--- start of DATA RECORDS ---

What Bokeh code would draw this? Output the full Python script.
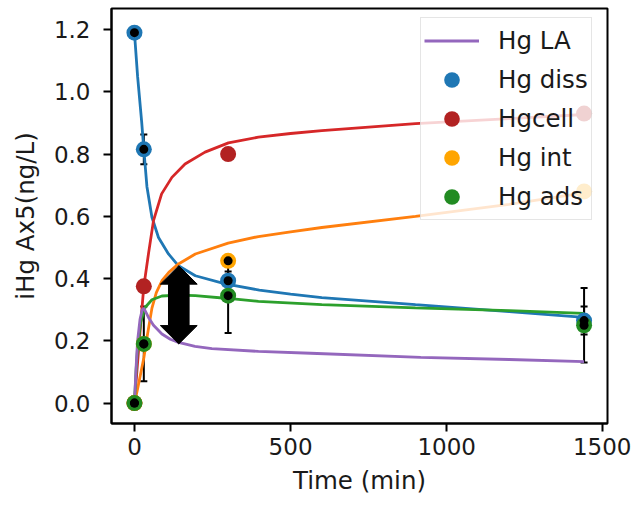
from bokeh.plotting import figure
from bokeh.models import (Range1d, FixedTicker, Whisker, TeeHead, ColumnDataSource,
                          Legend, LegendItem)
from bokeh.embed import file_html
from bokeh.resources import INLINE

# ---------------- data ----------------
# measured points (time in min)
t_pts = [0, 30, 300, 1440]
diss_pts = [1.19, 0.815, 0.393, 0.265]
cell_pts = [0.0, 0.375, 0.80, 0.93]
int_pts = [0.0, 0.19, 0.457, 0.68]
ads_pts = [0.0, 0.19, 0.345, 0.25]

# error bars
diss_err = [0.0, 0.048, 0.03, 0.045]
ads_err = [0.0, 0.12, 0.12, 0.12]
int_err = [0.0, 0.0, 0.0]          # only the first three points carry the black marker

# model curves
diss_t = [0, 10, 23, 30, 40, 56, 77, 109, 141, 195, 291, 400, 500, 600, 900, 1200, 1440]
diss_v = [1.19, 1.05, 0.905, 0.815, 0.695, 0.597, 0.532, 0.479, 0.441, 0.409, 0.383,
          0.363, 0.35, 0.339, 0.316, 0.294, 0.275]

cell_t = [0, 10, 20, 30, 45, 61, 87, 120, 162, 226, 301, 397, 500, 600, 900, 1200, 1440]
cell_v = [0.0, 0.13, 0.255, 0.375, 0.48, 0.586, 0.672, 0.725, 0.768, 0.806, 0.836,
          0.854, 0.866, 0.875, 0.898, 0.914, 0.927]

int_t = [0, 10, 20, 30, 40, 56, 70, 88, 110, 141, 195, 300, 397, 500, 600, 900, 1200, 1440]
int_v = [0.0, 0.045, 0.095, 0.145, 0.21, 0.305, 0.355, 0.393, 0.42, 0.447, 0.479, 0.514,
         0.535, 0.55, 0.564, 0.60, 0.638, 0.675]

ads_t = [0, 5, 10, 20, 34, 56, 88, 141, 195, 300, 397, 600, 900, 1200, 1440]
ads_v = [0.0, 0.10, 0.18, 0.26, 0.307, 0.332, 0.344, 0.347, 0.345, 0.336, 0.327, 0.316,
         0.306, 0.297, 0.288]

la_t = [0, 5, 10, 18, 25, 30, 45, 61, 88, 115, 141, 194, 248, 397, 564, 917, 1200, 1440]
la_v = [0.0, 0.11, 0.20, 0.27, 0.30, 0.305, 0.275, 0.25, 0.222, 0.205, 0.195, 0.182,
        0.175, 0.166, 0.16, 0.147, 0.14, 0.133]

# double arrow annotation (time, low, high) and its shape (min / y-units)
arrow_t = [142]
arrow_lo = [0.19]
arrow_hi = [0.441]
arrow_head_half = 59
arrow_shaft_half = 33
arrow_head_len = 0.059

x_ticks = [0, 500, 1000, 1500]
x_tick_labels = ["0", "500", "1000", "1500"]
y_ticks = [0.0, 0.2, 0.4, 0.6, 0.8, 1.0, 1.2]
y_tick_labels = ["0.0", "0.2", "0.4", "0.6", "0.8", "1.0", "1.2"]

# ---------------- figure ----------------
FONT = "DejaVu Sans"
p = figure(frame_width=496, frame_height=415,
           x_range=Range1d(-73.5, 1515), y_range=Range1d(-0.0656, 1.2675),
           output_backend="svg", toolbar_location=None,
           min_border_left=111, min_border_right=24, min_border_top=8, min_border_bottom=84,
           background_fill_color="white", border_fill_color="white")
p.xgrid.visible = False
p.ygrid.visible = False
p.outline_line_color = "black"
p.outline_line_width = 2
p.outline_line_alpha = 1

p.xaxis.ticker = FixedTicker(ticks=x_ticks)
p.xaxis.major_label_overrides = dict(zip(x_ticks, x_tick_labels))
p.yaxis.ticker = FixedTicker(ticks=y_ticks)
p.yaxis.major_label_overrides = dict(zip(y_ticks, y_tick_labels))
p.xaxis.axis_label = "Time (min)"
p.yaxis.axis_label = "iHg Ax5(ng/L)"
for ax in (p.xaxis, p.yaxis):
    ax.major_label_text_font = FONT
    ax.major_label_text_font_size = "23px"
    ax.major_label_text_color = "#1a1a1a"
    ax.axis_label_text_font = FONT
    ax.axis_label_text_font_size = "24.5px"
    ax.axis_label_text_font_style = "normal"
    ax.axis_label_text_color = "#1a1a1a"
    ax.minor_tick_line_color = None
    ax.major_tick_in = 0
    ax.major_tick_out = 8
    ax.major_tick_line_width = 2
    ax.axis_line_width = 2
p.yaxis.major_label_standoff = 13
p.xaxis.major_label_standoff = 6
p.yaxis.axis_label_standoff = 11
p.xaxis.axis_label_standoff = 8

LW = 2.8
p.line(diss_t, diss_v, line_color="#1f77b4", line_width=LW)
p.line(cell_t, cell_v, line_color="#d62728", line_width=LW)
p.line(int_t, int_v, line_color="#ff7f0e", line_width=LW)
p.line(ads_t, ads_v, line_color="#2ca02c", line_width=LW)
r_la = p.line(la_t, la_v, line_color="#9467bd", line_width=LW)

S = 16
r_diss = p.scatter(t_pts, diss_pts, size=S, fill_color="#1f77b4", line_color=None)
r_cell = p.scatter(t_pts, cell_pts, size=S, fill_color="#b22222", line_color=None)
r_int = p.scatter(t_pts, int_pts, size=S, fill_color="#ffa500", line_color=None)
r_ads = p.scatter(t_pts, ads_pts, size=S, fill_color="#228b22", line_color=None)


def errbar(ts, vs, es):
    src = ColumnDataSource(dict(x=ts, up=[v + e for v, e in zip(vs, es)],
                                lo=[v - e for v, e in zip(vs, es)]))
    w = Whisker(base="x", upper="up", lower="lo", source=src, dimension="height",
                line_color="black", line_width=2,
                upper_head=TeeHead(size=7, line_color="black", line_width=2),
                lower_head=TeeHead(size=7, line_color="black", line_width=2))
    p.add_layout(w)
    p.scatter(ts, vs, size=9, fill_color="black", line_color=None)


errbar(t_pts, diss_pts, diss_err)
errbar(t_pts, ads_pts, ads_err)
errbar(t_pts[:3], int_pts[:3], int_err)

# double-headed arrow
at, lo, hi = arrow_t[0], arrow_lo[0], arrow_hi[0]
hw, sw, hl = arrow_head_half, arrow_shaft_half, arrow_head_len
ax_pts = [at, at + hw, at + sw, at + sw, at + hw, at, at - hw, at - sw, at - sw, at - hw]
ay_pts = [hi, hi - hl, hi - hl, lo + hl, lo + hl, lo, lo + hl, lo + hl, hi - hl, hi - hl]
p.patch(ax_pts, ay_pts, fill_color="black", line_color="black", line_width=1)

legend = Legend(items=[
    LegendItem(label="Hg LA", renderers=[r_la]),
    LegendItem(label="Hg diss", renderers=[r_diss]),
    LegendItem(label="Hgcell", renderers=[r_cell]),
    LegendItem(label="Hg int", renderers=[r_int]),
    LegendItem(label="Hg ads", renderers=[r_ads]),
], location=(309, 203))
legend.margin = 0
legend.padding = 3
legend.spacing = 0
legend.glyph_width = 55
legend.glyph_height = 39
legend.label_height = 39
legend.label_standoff = 19
legend.label_text_font = FONT
legend.label_text_font_size = "24.5px"
legend.label_text_color = "#1a1a1a"
legend.background_fill_color = "white"
legend.background_fill_alpha = 0.8
legend.border_line_color = "#cccccc"
legend.border_line_width = 1.5
p.add_layout(legend)

open("out.html", "w").write(file_html(p, INLINE))
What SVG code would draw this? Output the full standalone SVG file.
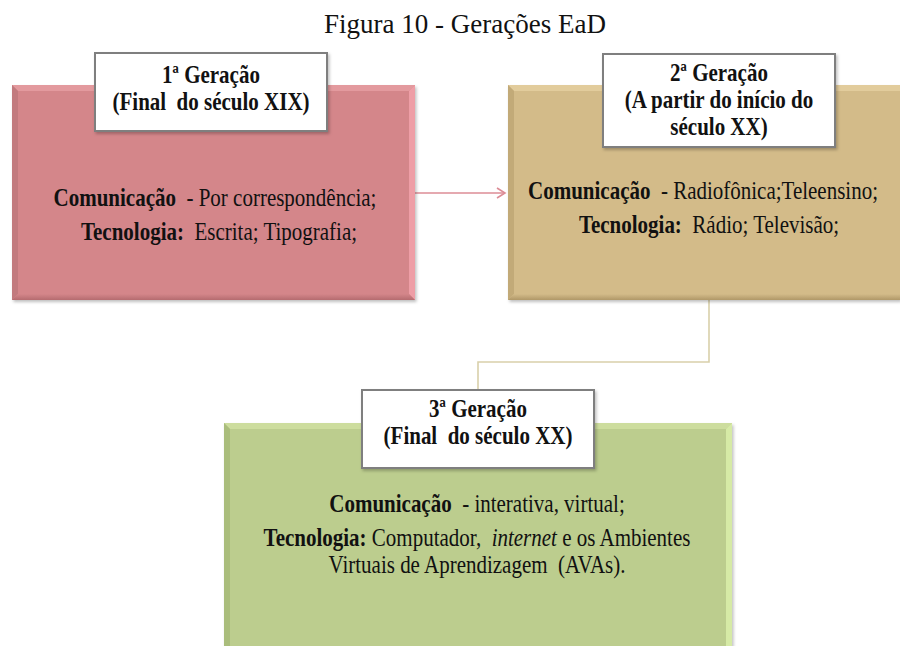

--- end of DATA RECORDS ---

How many of the lines above include the string "What"? Answer with the number only.

◆ TASK OUTPUT:
2